In the Federal reserve bank of its district, for a period of twelve months after said date, two-twelfths, and for each succeeding six months an additional one-twelfth, until five-twelfths have been so deposited, which shall be the amount permanently required.

For a period of thirty-six months after said date the balance of the reserves may be held in its own vaults, or in the Federal reserve bank, or in national banks in reserve or central reserve cities as now defined by law.

After said thirty-six months' period said reserves, other than those hereinbefore required to be held in the vaults of the member bank and in the Federal reserve bank, shall be held in the vaults of the member bank or in the Federal reserve bank, or in both, at the option of the member bank.

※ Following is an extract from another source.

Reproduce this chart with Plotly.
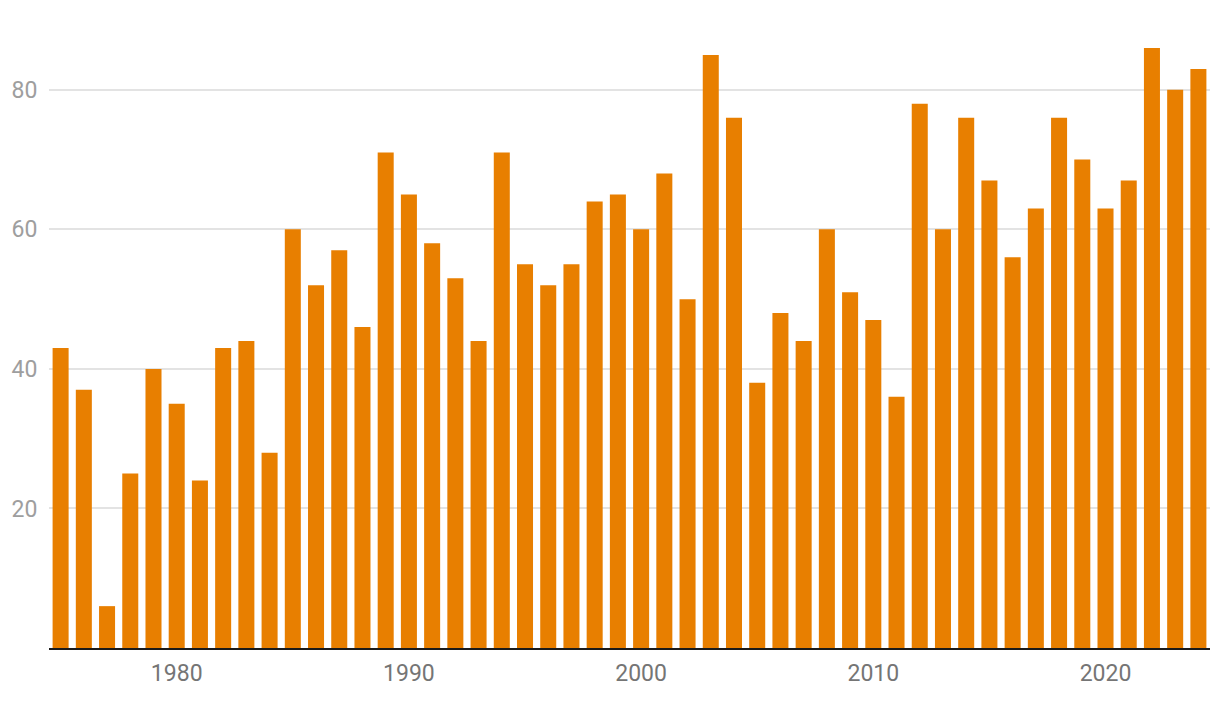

(b) A bank in a reserve city, as now or hereafter defined, shall hold and maintain reserves equal to fifteen per centum of the aggregate amount of its demand deposits and five per centum of its time deposits, as follows:

In its vaults for a period of thirty-six months after said date, six-fifteenths thereof, and permanently thereafter five-fifteenths.

In the Federal reserve bank of its district for a period of twelve months after the date aforesaid, at least three-fifteenths, and for each succeeding six months an additional one-fifteenth, until sixfifteenths have been so deposited, which shall be the amount permanently required.

For a period of thirty-six months after said date the balance of the reserves may be held in its own vaults, or in the Federal reserve bank, or in national banks in central reserve cities, as now defined by law.

After said thirty-six months' period all of said reserves, except those hereinbefore required to be held permanently in the vaults of the member bank and in the Federal reserve bank, shall be held in its vaults or in the Federal reserve bank or in both, at the option of the member bank.

(c) A bank in a central reserve city, as now or hereafter defined, shall hold and maintain a reserve equal to eighteen per centum of the aggregate amount of its demand deposits and five per centum of its time deposits, as follows:

In its vaults, six-eighteenths thereof.

In the Federal reserve bank, seven-eighteenths.

The balance of said reserves shall be held in its own vaults or in the Federal reserve bank, at its option.

Any Federal reserve bank may receive from the member banks as reserves not exceeding one-half of each installment, eligible paper as described in section thirteen properly indorsed and acceptable to the said reserve bank.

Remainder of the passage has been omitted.